1.3 Storage in Databases
1.3.1 Database Management Systems
A database management system (DBMS) is the software layer that sits between your application and the raw storage hardware. It manages both relational and non-relational databases (such as graph databases). Understanding its architecture helps explain why different databases perform differently.
DBMS Architecture
| Component | Role |
|---|---|
| Transport system | Handles client connections and network communication |
| Query processor | Parses SQL/query language and optimizes the execution plan |
| Execution engine | Runs the optimized query plan against the storage layer |
| Storage engine | Manages how data is serialized, arranged on disk, and indexed |
The storage engine is the most relevant component for understanding performance tradeoffs.
In-Memory Storage Systems
In-memory stores trade durability for speed — they are fast and low-latency, but volatile. Common use cases include caching, real-time applications, and gaming.

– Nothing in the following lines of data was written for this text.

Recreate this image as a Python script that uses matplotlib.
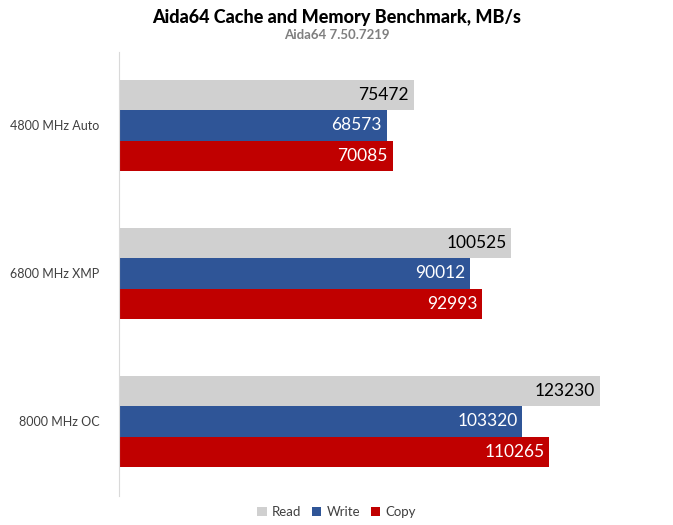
import numpy as np
import matplotlib.pyplot as plt

categories = ["4800 MHz Auto", "6800 MHz XMP", "8000 MHz OC"]
series = ["Read", "Write", "Copy"]
read_vals = [75472, 100525, 123230]
write_vals = [68573, 90012, 103320]
copy_vals = [70085, 92993, 110265]

colors = ["#D0D0D0", "#2F5597", "#C00000"]
text_colors = ["black", "white", "white"]

plt.rcParams['font.family'] = ['Lato', 'DejaVu Sans']

fig = plt.figure(figsize=(6.73, 5.25), dpi=100)
ax = fig.add_axes([119 / 673, 1 - 495.5 / 525, (665.5 - 119) / 673, (495.5 - 51.5) / 525])

y = np.arange(len(categories))
h = 0.206
all_vals = [read_vals, write_vals, copy_vals]
for i, (name, vals) in enumerate(zip(series, all_vals)):
    pos = y + (i - 1) * h
    bars = ax.barh(pos, vals, height=h, color=colors[i], label=name)
    for b, v in zip(bars, vals):
        ax.text(v - 1200, b.get_y() + h / 2, str(v), ha="right", va="center",
                fontsize=12.5, color=text_colors[i])

ax.set_xlim(0, 140000)
ax.set_ylim(2.5, -0.5)
ax.set_yticks(y)
ax.set_yticklabels(categories, fontsize=9, color="#404040")
ax.tick_params(axis="y", length=0, pad=14)
ax.set_xticks([])
for s in ["top", "right", "bottom"]:
    ax.spines[s].set_visible(False)
ax.spines["left"].set_color("#D9D9D9")

fig.text(0.5, 1 - 17 / 525, "Aida64 Cache and Memory Benchmark, MB/s", ha="center",
         va="center", fontsize=13, fontweight="black")
fig.text(0.5, 1 - 35 / 525, "Aida64 7.50.7219", ha="center", va="center",
         fontsize=9.5, fontweight="bold", color="#7F7F7F")

fig.legend(loc="center", bbox_to_anchor=(0.5, 1 - 512 / 525), ncol=3, frameon=False,
           fontsize=9.5, handlelength=0.7, handleheight=0.7, handletextpad=0.4,
           columnspacing=0.8, labelcolor="#404040")

fig.savefig("out.png", dpi=100)
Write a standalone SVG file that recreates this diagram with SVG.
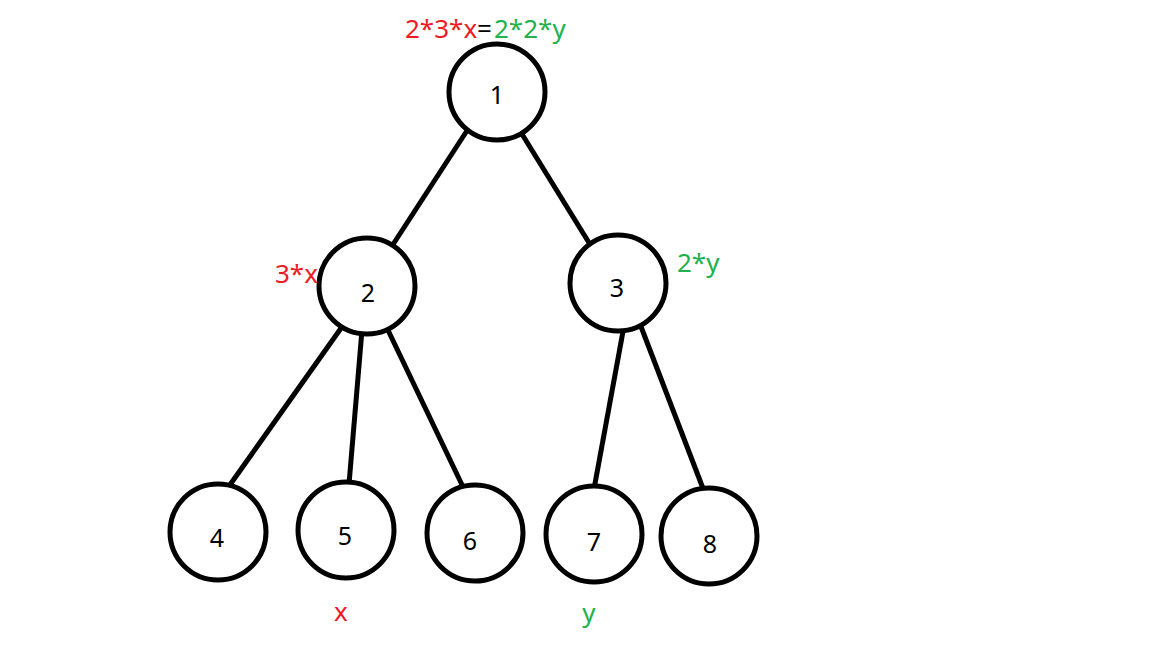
<svg xmlns="http://www.w3.org/2000/svg" width="1152" height="648" viewBox="0 0 1152 648">
<style>
.node circle{fill:#fff;stroke:#000;stroke-width:5}
.node text{font-family:"Noto Sans","Open Sans",sans-serif;font-size:25px;fill:#000;text-anchor:middle}
#edges line{stroke:#000;stroke-width:5;stroke-linecap:butt}
.lbl{font-family:"Noto Sans","Open Sans",sans-serif;font-size:26px}
.red{fill:#ED1C24}
.green{fill:#22B14C}
.blk{fill:#000}
</style>
<rect width="1152" height="648" fill="#fff"/>
<g id="edges">
<line x1="470" y1="126" x2="392" y2="246"/>
<line x1="517" y1="126" x2="591" y2="246"/>
<line x1="344" y1="324" x2="227" y2="489"/>
<line x1="362" y1="330" x2="349" y2="484"/>
<line x1="386" y1="326" x2="464" y2="489"/>
<line x1="624" y1="326" x2="594" y2="489"/>
<line x1="640" y1="324" x2="704" y2="491"/>
</g>
<g id="node1" class="node"><circle cx="497" cy="92" r="48"/><text x="497" y="104">1</text></g>
<g id="node2" class="node"><circle cx="367" cy="286" r="48"/><text x="368" y="302">2</text></g>
<g id="node3" class="node"><circle cx="618" cy="283" r="48"/><text x="617" y="297">3</text></g>
<g id="node4" class="node"><circle cx="218" cy="532" r="48"/><text x="217" y="547">4</text></g>
<g id="node5" class="node"><circle cx="346" cy="530" r="48"/><text x="345" y="545">5</text></g>
<g id="node6" class="node"><circle cx="475" cy="533" r="48"/><text x="470" y="550">6</text></g>
<g id="node7" class="node"><circle cx="594" cy="534" r="48"/><text x="594" y="551">7</text></g>
<g id="node8" class="node"><circle cx="709" cy="536" r="48"/><text x="710" y="553">8</text></g>
<text class="lbl" y="38"><tspan class="red" x="405">2*3*x</tspan><tspan class="blk" x="477">=</tspan><tspan class="green" x="494">2*2*y</tspan></text>
<text class="lbl red" x="275" y="283">3*x</text>
<text class="lbl green" x="677" y="272">2*y</text>
<text class="lbl red" x="341" y="621" text-anchor="middle">x</text>
<text class="lbl green" x="589" y="622" text-anchor="middle">y</text>
</svg>
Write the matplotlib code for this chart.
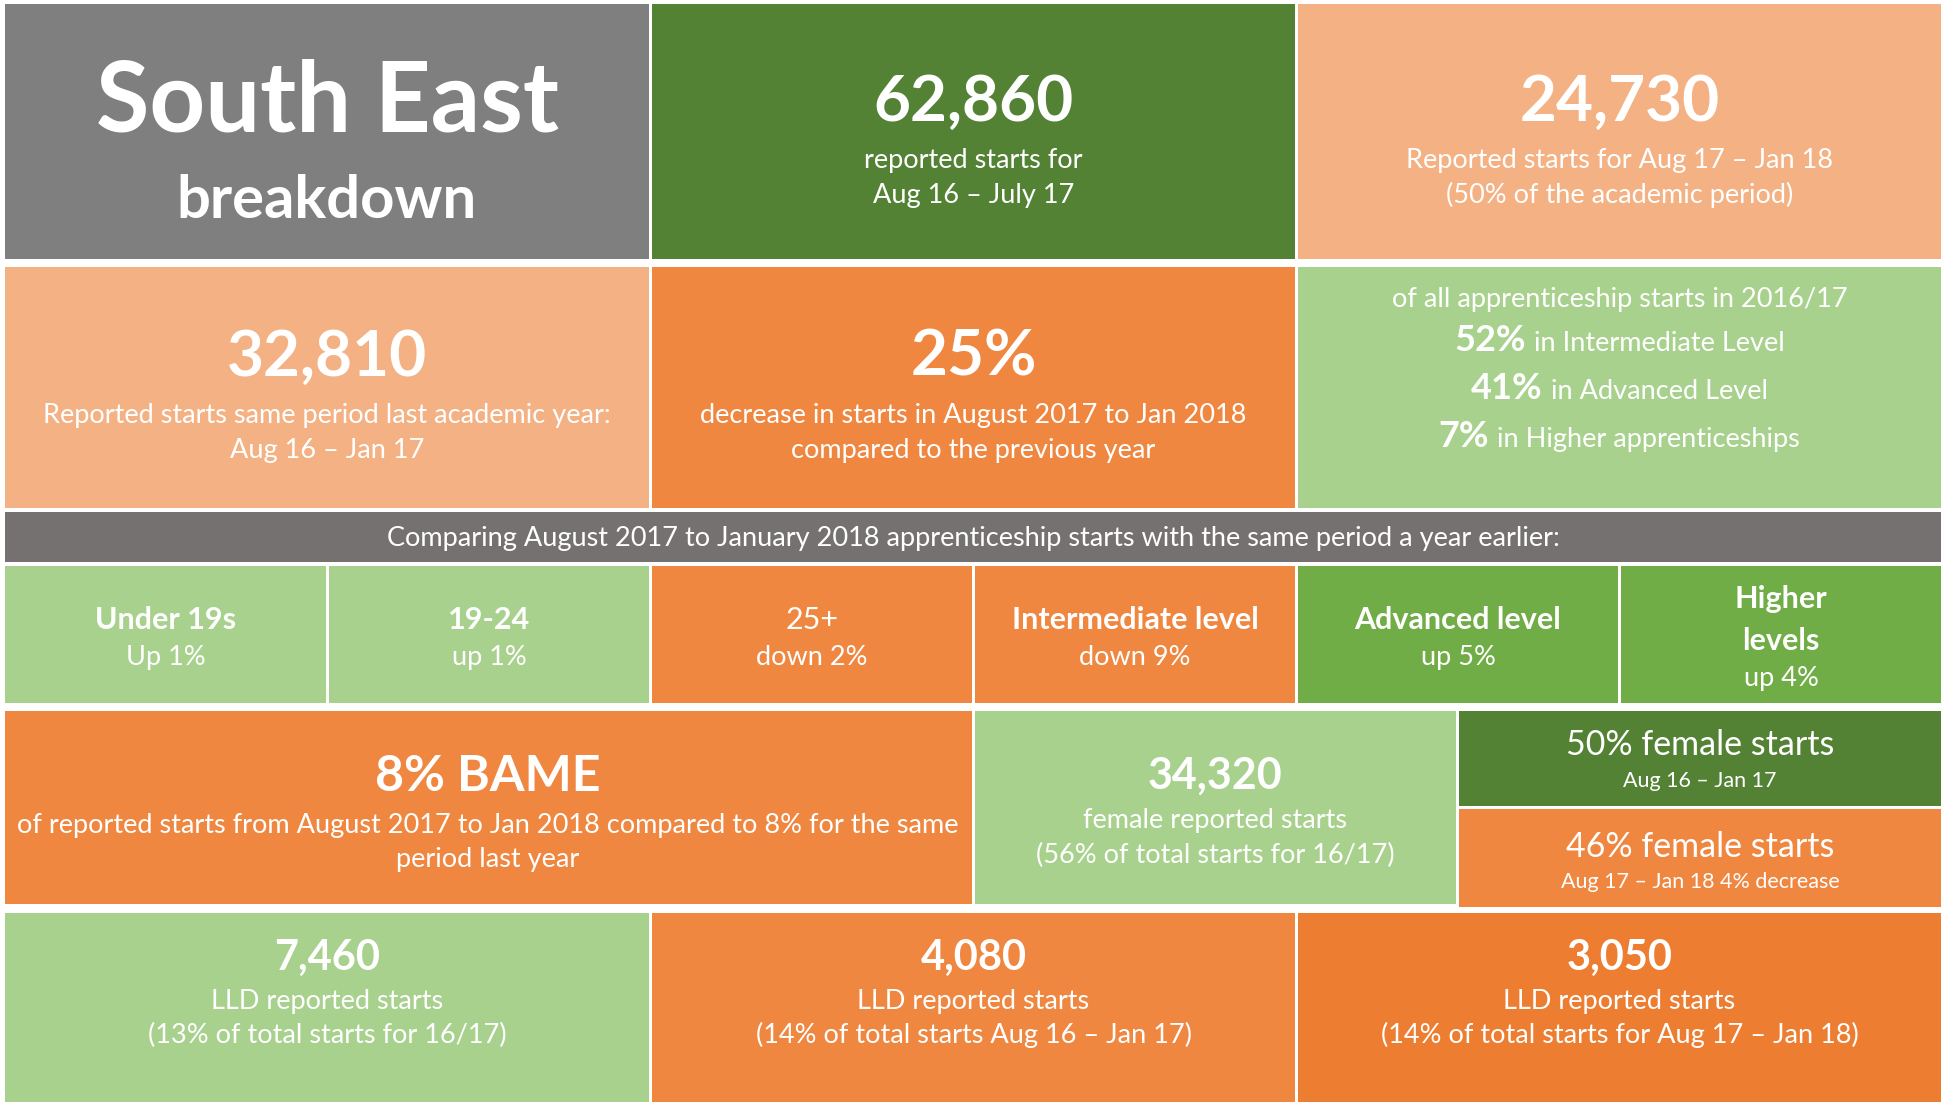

| System | Type | Use case |
|---|---|---|
| Memcached | Key-value store | Caching database query results or API responses. Acceptable when data loss is tolerable. |
Redis | Key-value store | Richer data types (lists, sets, hashes). High-performance apps that can tolerate minor data loss. |
1.3.2 Row vs. Column Storage
The way data is physically arranged on disk has a dramatic impact on query performance.
Row-oriented storage writes each row as a contiguous sequence of bytes. This layout is ideal for OLTP workloads where you frequently read or write entire rows with low latency. However, it is inefficient for analytical queries that only need a subset of columns — the system must still scan every column across every row.
Column-oriented storage writes each column contiguously. This is ideal for OLAP analytical queries that aggregate a single column across millions of rows, but inefficient for transactional workloads that read/write entire rows.
Performance Example
Consider a table with 1 billion rows, 30 columns, 100 bytes per entry, and a 200 MB/s disk transfer speed:
-- how long does this take with row vs. column storage?
SELECT SUM(price) FROM my_table
| Storage type | Data read | Calculation | Time |
|---|---|---|---|
| Row-oriented | All 30 columns, all rows | 1B × 30 × 100 bytes = 3,000,000 MB | ~4.2 hours |
| Column-oriented | Only the price column | 1B × 100 bytes = 100,000 MB | ~8.3 minutes |
| Row-Oriented | Column-Oriented | |
|---|---|---|
| Optimized for | OLTP (transactional) | OLAP (analytical) |
| Read pattern | Full rows at a time | Individual columns at a time |
| Write pattern | Append entire rows efficiently | Must write to each column file separately |
| Best when | Reading/writing complete records | Aggregating single columns across many rows |
| Examples | PostgreSQL, MySQL | Redshift, BigQuery, Snowflake |